Anyway, to make this particular prawn cocktail, I washed and drained a round and a little gem lettuce and dressed them with lemon juice, seasoning and a little olive oil. I made the Marie Rose sauce with mayonnaise, tomato ketchup, Worcestershire sauce and - this was a new one for me - a little brandy. I know brandy sounds really odd. I knew that as I added it, hoping it would turn out okay and wouldn't ruin that implausibly tasty sauce. To serve, I laid wedges of avocado on a plate, added the prawns and the lettuce leaves and spooned over the sauce, drizzling it around the plate, then smattering the dish with cayenne. On the side, as suggested, we had pangrattato made from stale white bread. I should add that prawn cocktail is often served in a glass; Jamie's, in the picture, is on a plate. I asked Simon what he thought about serving it in a glass and he insisted that that would be naff, so we stuck to the simple white plate. The kitsch exhibitionist in me quite liked the idea of the glass, but in the end the plate looked pretty good too...

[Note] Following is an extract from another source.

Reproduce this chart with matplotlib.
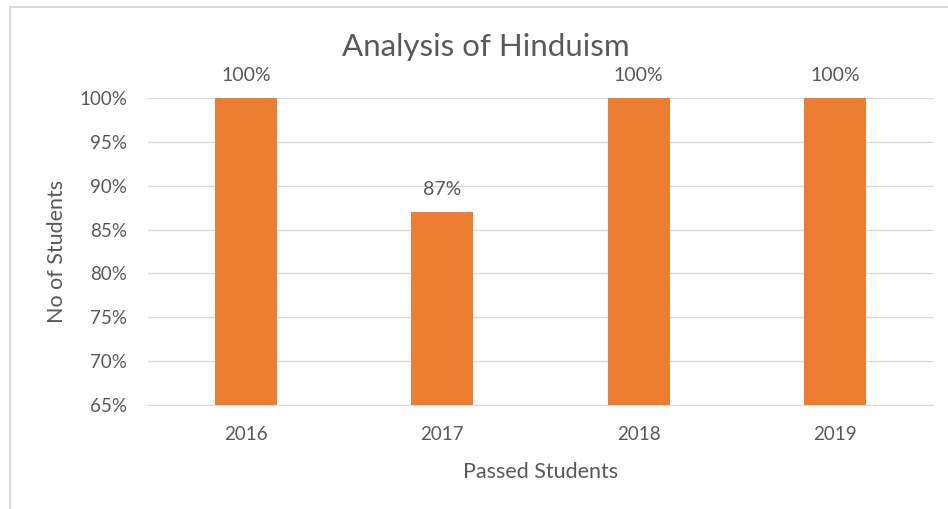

What to say? It was really good; the brandy didn't ruin the sauce at all (although I am not convinced that the brandy is absolutely essential). It reminded me why retro isn't necessarily a bad thing and that the revival of the prawn cocktail is definitely a good thing (as long as it isn't the only starter doing the dinner party rounds). Who knows - maybe I'll kickstart the retro food revolution round here.